Many of these acts are performance crimes staged for the camera and a social media audience. Such crimes are undertaken to build fame, reputation and notoriety.

Giving the individuals and groups who undertake these crimes additional media attention is, therefore, exactly what they want. Perpetrators commit such acts with the hope they will receive media coverage, which many tabloid publications eagerly provide.

One example of this social-media-facilitated phenomenon that has attracted significant media attention is Facebook pages dedicated to hosting footage of street fights and bare-knuckle brawls. These are “antisocial” media: video aggregators that host and sympathetically curate footage of criminalised acts.

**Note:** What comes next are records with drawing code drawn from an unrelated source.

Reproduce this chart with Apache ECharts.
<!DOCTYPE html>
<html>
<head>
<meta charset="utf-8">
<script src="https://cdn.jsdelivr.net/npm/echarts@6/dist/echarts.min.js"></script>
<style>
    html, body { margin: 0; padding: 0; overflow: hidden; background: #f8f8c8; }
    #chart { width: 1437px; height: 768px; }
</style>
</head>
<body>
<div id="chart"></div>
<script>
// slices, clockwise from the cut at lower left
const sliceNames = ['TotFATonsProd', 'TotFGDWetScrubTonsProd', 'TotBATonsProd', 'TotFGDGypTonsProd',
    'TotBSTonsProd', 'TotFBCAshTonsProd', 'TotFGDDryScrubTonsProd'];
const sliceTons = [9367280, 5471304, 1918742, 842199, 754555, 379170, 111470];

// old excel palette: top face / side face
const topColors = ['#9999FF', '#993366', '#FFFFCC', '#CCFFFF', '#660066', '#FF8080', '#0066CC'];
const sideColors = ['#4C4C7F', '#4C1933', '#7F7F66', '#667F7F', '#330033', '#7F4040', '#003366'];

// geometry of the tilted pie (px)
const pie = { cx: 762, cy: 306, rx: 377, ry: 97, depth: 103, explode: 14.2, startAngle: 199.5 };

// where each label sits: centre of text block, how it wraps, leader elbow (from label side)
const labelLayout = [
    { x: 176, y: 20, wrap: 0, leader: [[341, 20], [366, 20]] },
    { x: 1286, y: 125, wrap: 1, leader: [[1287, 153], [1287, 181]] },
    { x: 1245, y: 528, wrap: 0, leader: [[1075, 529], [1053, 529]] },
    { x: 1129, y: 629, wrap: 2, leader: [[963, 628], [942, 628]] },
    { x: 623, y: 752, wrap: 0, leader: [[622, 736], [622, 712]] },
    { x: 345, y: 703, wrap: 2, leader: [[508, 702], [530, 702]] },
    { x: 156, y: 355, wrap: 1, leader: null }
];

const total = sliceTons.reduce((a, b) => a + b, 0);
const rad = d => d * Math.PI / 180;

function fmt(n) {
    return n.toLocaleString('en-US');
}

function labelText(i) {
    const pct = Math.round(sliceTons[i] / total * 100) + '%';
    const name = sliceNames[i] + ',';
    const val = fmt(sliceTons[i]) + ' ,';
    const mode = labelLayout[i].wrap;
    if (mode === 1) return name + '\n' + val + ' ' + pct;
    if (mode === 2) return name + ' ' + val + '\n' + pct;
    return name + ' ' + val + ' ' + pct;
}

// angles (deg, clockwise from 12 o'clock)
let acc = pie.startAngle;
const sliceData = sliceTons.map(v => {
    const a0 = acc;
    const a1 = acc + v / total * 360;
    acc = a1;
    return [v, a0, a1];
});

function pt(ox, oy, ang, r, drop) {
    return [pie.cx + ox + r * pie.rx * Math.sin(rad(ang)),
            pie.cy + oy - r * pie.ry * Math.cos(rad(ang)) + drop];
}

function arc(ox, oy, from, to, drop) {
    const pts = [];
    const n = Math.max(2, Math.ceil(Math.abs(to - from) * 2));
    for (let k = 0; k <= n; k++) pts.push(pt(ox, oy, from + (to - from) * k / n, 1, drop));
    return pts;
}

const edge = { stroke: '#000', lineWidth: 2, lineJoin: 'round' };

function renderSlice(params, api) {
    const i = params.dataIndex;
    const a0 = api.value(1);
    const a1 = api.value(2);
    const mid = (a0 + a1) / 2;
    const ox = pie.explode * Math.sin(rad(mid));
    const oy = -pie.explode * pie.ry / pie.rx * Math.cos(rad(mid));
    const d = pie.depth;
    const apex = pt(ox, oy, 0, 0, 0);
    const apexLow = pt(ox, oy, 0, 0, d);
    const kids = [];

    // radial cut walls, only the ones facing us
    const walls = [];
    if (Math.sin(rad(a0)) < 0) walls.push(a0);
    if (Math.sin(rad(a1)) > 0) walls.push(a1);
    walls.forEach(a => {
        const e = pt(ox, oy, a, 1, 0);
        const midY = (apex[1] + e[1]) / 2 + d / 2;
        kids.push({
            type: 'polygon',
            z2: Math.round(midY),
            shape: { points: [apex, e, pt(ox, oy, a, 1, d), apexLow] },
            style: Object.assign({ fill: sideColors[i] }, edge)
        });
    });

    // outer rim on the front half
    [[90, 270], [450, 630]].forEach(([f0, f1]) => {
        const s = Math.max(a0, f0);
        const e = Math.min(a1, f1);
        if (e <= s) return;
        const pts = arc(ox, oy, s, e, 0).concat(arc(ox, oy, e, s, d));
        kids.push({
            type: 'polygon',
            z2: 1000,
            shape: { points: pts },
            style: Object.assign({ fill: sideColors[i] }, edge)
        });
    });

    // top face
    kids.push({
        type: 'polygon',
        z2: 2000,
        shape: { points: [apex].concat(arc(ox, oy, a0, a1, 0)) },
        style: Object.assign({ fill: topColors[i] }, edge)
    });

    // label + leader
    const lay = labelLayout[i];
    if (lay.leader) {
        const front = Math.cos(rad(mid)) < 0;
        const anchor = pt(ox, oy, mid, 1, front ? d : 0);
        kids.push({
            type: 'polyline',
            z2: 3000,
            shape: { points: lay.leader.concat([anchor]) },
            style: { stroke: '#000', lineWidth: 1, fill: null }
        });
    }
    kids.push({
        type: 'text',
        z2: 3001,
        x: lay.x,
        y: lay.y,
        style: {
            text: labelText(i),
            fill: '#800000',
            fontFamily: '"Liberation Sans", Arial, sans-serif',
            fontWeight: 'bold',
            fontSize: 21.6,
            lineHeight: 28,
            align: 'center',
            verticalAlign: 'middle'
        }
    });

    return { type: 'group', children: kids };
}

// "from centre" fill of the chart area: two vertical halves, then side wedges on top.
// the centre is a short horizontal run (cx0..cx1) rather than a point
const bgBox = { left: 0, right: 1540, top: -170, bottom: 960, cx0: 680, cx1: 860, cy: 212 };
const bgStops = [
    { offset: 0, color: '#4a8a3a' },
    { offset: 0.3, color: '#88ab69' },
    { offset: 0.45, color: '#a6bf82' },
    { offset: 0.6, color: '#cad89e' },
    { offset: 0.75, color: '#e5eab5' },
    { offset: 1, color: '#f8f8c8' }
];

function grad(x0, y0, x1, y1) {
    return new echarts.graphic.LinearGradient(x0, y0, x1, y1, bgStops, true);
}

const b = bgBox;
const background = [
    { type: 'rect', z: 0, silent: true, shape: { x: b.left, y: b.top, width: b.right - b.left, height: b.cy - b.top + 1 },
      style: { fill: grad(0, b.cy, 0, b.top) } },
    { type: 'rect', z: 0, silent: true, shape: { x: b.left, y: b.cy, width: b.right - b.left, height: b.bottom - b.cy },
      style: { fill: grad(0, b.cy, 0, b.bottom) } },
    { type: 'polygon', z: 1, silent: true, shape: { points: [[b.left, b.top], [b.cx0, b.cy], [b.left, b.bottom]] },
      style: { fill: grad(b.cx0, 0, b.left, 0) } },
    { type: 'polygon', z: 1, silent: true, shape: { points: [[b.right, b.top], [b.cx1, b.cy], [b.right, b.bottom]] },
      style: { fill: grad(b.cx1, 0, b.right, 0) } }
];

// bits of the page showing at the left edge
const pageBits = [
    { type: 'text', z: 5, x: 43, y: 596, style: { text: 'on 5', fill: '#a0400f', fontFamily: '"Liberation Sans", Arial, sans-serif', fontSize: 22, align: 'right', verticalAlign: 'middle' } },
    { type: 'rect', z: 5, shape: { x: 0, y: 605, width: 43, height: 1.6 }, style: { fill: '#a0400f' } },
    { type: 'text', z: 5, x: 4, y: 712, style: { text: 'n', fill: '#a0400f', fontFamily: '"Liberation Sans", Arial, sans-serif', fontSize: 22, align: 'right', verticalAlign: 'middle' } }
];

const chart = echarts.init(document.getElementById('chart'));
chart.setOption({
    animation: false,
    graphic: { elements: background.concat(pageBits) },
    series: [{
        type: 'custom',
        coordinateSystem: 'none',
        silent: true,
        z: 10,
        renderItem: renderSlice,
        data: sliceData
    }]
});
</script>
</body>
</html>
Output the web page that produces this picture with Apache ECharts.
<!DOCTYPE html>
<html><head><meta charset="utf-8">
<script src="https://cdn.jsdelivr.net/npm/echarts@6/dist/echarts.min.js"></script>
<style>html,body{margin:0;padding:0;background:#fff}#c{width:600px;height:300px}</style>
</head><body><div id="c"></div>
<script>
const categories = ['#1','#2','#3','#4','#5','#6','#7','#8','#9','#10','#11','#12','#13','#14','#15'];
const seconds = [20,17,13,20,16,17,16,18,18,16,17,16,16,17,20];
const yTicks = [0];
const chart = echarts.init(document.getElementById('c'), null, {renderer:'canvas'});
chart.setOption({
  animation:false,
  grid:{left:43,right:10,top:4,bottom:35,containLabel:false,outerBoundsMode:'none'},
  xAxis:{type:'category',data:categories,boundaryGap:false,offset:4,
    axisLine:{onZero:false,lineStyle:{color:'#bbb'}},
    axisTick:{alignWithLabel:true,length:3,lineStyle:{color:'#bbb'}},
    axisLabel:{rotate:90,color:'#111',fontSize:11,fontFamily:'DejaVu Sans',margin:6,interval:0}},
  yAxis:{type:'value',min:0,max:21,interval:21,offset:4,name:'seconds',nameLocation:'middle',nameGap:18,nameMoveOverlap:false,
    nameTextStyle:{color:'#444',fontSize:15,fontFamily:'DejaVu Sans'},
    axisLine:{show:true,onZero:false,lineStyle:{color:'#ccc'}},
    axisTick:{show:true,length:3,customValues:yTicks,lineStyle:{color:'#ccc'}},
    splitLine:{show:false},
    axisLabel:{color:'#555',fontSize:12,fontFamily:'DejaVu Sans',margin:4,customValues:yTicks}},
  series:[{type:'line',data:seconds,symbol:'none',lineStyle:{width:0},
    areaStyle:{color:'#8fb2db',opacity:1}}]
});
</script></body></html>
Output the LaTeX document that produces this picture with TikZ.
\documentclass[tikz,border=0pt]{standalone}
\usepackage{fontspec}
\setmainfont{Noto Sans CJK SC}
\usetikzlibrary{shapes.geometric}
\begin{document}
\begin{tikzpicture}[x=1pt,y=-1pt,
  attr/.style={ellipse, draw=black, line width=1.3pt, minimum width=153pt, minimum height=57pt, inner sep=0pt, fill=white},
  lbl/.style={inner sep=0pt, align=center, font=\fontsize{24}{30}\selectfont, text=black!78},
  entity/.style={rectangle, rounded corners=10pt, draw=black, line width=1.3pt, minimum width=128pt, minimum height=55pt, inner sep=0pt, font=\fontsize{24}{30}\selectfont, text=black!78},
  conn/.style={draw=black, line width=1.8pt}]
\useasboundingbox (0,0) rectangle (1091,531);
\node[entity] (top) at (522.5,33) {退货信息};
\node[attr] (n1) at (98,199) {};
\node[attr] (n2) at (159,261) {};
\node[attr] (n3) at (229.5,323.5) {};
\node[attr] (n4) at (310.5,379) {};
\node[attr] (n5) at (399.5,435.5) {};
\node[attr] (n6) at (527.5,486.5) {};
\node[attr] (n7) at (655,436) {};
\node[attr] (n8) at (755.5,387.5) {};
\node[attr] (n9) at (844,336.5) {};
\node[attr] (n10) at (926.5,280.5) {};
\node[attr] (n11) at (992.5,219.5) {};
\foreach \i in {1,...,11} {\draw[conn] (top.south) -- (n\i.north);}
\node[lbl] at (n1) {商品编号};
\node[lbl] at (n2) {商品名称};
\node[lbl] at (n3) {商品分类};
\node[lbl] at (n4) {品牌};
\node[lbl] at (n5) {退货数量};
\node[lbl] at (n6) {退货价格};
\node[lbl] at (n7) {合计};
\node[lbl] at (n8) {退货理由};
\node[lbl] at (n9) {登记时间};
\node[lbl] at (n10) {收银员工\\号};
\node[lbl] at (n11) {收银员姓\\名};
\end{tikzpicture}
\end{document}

As with Apex, sensationalised news reports on fight pages and other forms of antisocial media can increase the number of individuals connected with these groups. Many fight pages wear such reports like a badge of honour, and post screenshots of headlines they feature in to great applause from their followers.

This isn’t to say that news media shouldn’t report on performance crimes, antisocial media, or gangs with a social media presence. Nor is it to place the blame for these primarily at the media’s feet.

While social media and media-fuelled moral panic do play a part in the rise of these phenomena, each is the product of many social, economic, cultural and technological factors. Focusing on only one of these factors, rather than drawing the connections between them, will not help produce an accurate picture of these phenomena.

However, as Apex’s increased profile and membership demonstrates, giving such groups sustained media attention and sensationalising their crimes can have negative consequences.

It remains important that news media recognise their potential to amplify criminal behaviour through sensationalised reporting that eschews analysis in favour of graphically describing lawbreaking collectives. Sensationalised reports not only promote ineffective “lock ‘em up”-style criminal justice policies, but represent free promotion for individuals and groups in search of infamy and notoriety.